The task. Transcribe the data in full and exactly, omitting any pictures.

━━ Data extract ━━

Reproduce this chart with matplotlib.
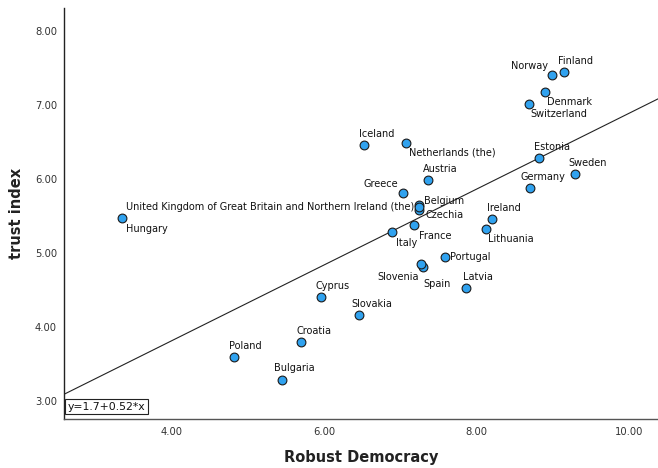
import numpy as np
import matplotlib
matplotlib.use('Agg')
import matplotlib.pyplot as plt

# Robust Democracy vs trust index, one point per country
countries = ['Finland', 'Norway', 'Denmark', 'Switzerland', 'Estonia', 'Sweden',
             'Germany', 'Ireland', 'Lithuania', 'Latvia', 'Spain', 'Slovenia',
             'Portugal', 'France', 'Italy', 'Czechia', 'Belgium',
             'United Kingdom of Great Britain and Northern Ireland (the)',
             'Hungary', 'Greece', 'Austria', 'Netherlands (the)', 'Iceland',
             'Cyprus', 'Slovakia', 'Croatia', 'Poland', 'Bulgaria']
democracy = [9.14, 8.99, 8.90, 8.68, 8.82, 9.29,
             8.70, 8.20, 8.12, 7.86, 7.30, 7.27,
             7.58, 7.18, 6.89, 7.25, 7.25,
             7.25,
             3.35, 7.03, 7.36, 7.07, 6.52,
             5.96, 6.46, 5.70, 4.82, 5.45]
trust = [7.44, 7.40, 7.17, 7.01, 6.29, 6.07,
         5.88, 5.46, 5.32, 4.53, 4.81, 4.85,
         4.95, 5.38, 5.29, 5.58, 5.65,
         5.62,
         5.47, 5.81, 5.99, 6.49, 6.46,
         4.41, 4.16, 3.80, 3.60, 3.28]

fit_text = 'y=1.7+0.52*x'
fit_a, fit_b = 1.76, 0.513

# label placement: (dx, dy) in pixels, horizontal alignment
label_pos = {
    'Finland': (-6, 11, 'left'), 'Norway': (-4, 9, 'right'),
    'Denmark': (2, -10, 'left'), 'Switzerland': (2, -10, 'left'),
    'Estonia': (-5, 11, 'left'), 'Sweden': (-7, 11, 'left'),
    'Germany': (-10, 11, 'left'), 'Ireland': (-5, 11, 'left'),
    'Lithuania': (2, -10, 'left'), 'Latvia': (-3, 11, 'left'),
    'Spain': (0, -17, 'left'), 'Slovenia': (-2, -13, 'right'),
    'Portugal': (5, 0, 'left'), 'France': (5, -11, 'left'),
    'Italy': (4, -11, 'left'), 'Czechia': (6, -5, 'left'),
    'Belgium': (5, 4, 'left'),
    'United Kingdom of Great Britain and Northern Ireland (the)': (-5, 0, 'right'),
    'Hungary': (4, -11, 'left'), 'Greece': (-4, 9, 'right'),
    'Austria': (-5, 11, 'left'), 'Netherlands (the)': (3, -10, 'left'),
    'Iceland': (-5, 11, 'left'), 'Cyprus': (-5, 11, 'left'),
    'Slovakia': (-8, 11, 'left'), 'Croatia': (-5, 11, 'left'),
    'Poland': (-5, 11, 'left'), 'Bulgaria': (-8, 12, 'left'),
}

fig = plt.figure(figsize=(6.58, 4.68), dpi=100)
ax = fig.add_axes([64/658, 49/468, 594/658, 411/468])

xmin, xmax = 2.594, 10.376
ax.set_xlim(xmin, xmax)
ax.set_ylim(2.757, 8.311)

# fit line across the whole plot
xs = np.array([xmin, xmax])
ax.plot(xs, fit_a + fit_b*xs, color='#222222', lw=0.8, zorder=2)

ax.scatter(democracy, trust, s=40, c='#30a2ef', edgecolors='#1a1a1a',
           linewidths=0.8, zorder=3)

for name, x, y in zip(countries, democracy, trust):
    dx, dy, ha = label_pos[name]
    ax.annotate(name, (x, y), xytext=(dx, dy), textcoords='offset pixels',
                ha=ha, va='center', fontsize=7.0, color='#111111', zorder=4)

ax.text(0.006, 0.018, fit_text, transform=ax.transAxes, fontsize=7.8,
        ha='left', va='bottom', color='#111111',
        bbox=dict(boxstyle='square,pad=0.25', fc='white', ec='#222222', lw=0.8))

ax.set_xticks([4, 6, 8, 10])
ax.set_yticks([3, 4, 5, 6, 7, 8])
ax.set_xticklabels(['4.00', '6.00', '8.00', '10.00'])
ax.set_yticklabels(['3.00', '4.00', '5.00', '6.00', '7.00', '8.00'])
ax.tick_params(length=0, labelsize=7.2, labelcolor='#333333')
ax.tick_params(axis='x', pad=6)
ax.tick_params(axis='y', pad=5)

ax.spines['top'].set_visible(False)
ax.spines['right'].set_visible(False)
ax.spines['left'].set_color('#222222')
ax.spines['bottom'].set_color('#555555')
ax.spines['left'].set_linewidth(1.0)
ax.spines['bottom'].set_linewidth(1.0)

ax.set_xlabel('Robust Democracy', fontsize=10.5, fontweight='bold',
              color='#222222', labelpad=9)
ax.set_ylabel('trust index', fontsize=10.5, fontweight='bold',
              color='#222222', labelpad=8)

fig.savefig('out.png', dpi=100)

━━━

Final result.
Reproduce this chart with matplotlib.
import numpy as np
import matplotlib
matplotlib.use('Agg')
import matplotlib.pyplot as plt

# Robust Democracy vs trust index, one point per country
countries = ['Finland', 'Norway', 'Denmark', 'Switzerland', 'Estonia', 'Sweden',
             'Germany', 'Ireland', 'Lithuania', 'Latvia', 'Spain', 'Slovenia',
             'Portugal', 'France', 'Italy', 'Czechia', 'Belgium',
             'United Kingdom of Great Britain and Northern Ireland (the)',
             'Hungary', 'Greece', 'Austria', 'Netherlands (the)', 'Iceland',
             'Cyprus', 'Slovakia', 'Croatia', 'Poland', 'Bulgaria']
democracy = [9.14, 8.99, 8.90, 8.68, 8.82, 9.29,
             8.70, 8.20, 8.12, 7.86, 7.30, 7.27,
             7.58, 7.18, 6.89, 7.25, 7.25,
             7.25,
             3.35, 7.03, 7.36, 7.07, 6.52,
             5.96, 6.46, 5.70, 4.82, 5.45]
trust = [7.44, 7.40, 7.17, 7.01, 6.29, 6.07,
         5.88, 5.46, 5.32, 4.53, 4.81, 4.85,
         4.95, 5.38, 5.29, 5.58, 5.65,
         5.62,
         5.47, 5.81, 5.99, 6.49, 6.46,
         4.41, 4.16, 3.80, 3.60, 3.28]

fit_text = 'y=1.7+0.52*x'
fit_a, fit_b = 1.76, 0.513

# label placement: (dx, dy) in pixels, horizontal alignment
label_pos = {
    'Finland': (-6, 11, 'left'), 'Norway': (-4, 9, 'right'),
    'Denmark': (2, -10, 'left'), 'Switzerland': (2, -10, 'left'),
    'Estonia': (-5, 11, 'left'), 'Sweden': (-7, 11, 'left'),
    'Germany': (-10, 11, 'left'), 'Ireland': (-5, 11, 'left'),
    'Lithuania': (2, -10, 'left'), 'Latvia': (-3, 11, 'left'),
    'Spain': (0, -17, 'left'), 'Slovenia': (-2, -13, 'right'),
    'Portugal': (5, 0, 'left'), 'France': (5, -11, 'left'),
    'Italy': (4, -11, 'left'), 'Czechia': (6, -5, 'left'),
    'Belgium': (5, 4, 'left'),
    'United Kingdom of Great Britain and Northern Ireland (the)': (-5, 0, 'right'),
    'Hungary': (4, -11, 'left'), 'Greece': (-4, 9, 'right'),
    'Austria': (-5, 11, 'left'), 'Netherlands (the)': (3, -10, 'left'),
    'Iceland': (-5, 11, 'left'), 'Cyprus': (-5, 11, 'left'),
    'Slovakia': (-8, 11, 'left'), 'Croatia': (-5, 11, 'left'),
    'Poland': (-5, 11, 'left'), 'Bulgaria': (-8, 12, 'left'),
}

fig = plt.figure(figsize=(6.58, 4.68), dpi=100)
ax = fig.add_axes([64/658, 49/468, 594/658, 411/468])

xmin, xmax = 2.594, 10.376
ax.set_xlim(xmin, xmax)
ax.set_ylim(2.757, 8.311)

# fit line across the whole plot
xs = np.array([xmin, xmax])
ax.plot(xs, fit_a + fit_b*xs, color='#222222', lw=0.8, zorder=2)

ax.scatter(democracy, trust, s=40, c='#30a2ef', edgecolors='#1a1a1a',
           linewidths=0.8, zorder=3)

for name, x, y in zip(countries, democracy, trust):
    dx, dy, ha = label_pos[name]
    ax.annotate(name, (x, y), xytext=(dx, dy), textcoords='offset pixels',
                ha=ha, va='center', fontsize=7.0, color='#111111', zorder=4)

ax.text(0.006, 0.018, fit_text, transform=ax.transAxes, fontsize=7.8,
        ha='left', va='bottom', color='#111111',
        bbox=dict(boxstyle='square,pad=0.25', fc='white', ec='#222222', lw=0.8))

ax.set_xticks([4, 6, 8, 10])
ax.set_yticks([3, 4, 5, 6, 7, 8])
ax.set_xticklabels(['4.00', '6.00', '8.00', '10.00'])
ax.set_yticklabels(['3.00', '4.00', '5.00', '6.00', '7.00', '8.00'])
ax.tick_params(length=0, labelsize=7.2, labelcolor='#333333')
ax.tick_params(axis='x', pad=6)
ax.tick_params(axis='y', pad=5)

ax.spines['top'].set_visible(False)
ax.spines['right'].set_visible(False)
ax.spines['left'].set_color('#222222')
ax.spines['bottom'].set_color('#555555')
ax.spines['left'].set_linewidth(1.0)
ax.spines['bottom'].set_linewidth(1.0)

ax.set_xlabel('Robust Democracy', fontsize=10.5, fontweight='bold',
              color='#222222', labelpad=9)
ax.set_ylabel('trust index', fontsize=10.5, fontweight='bold',
              color='#222222', labelpad=8)

fig.savefig('out.png', dpi=100)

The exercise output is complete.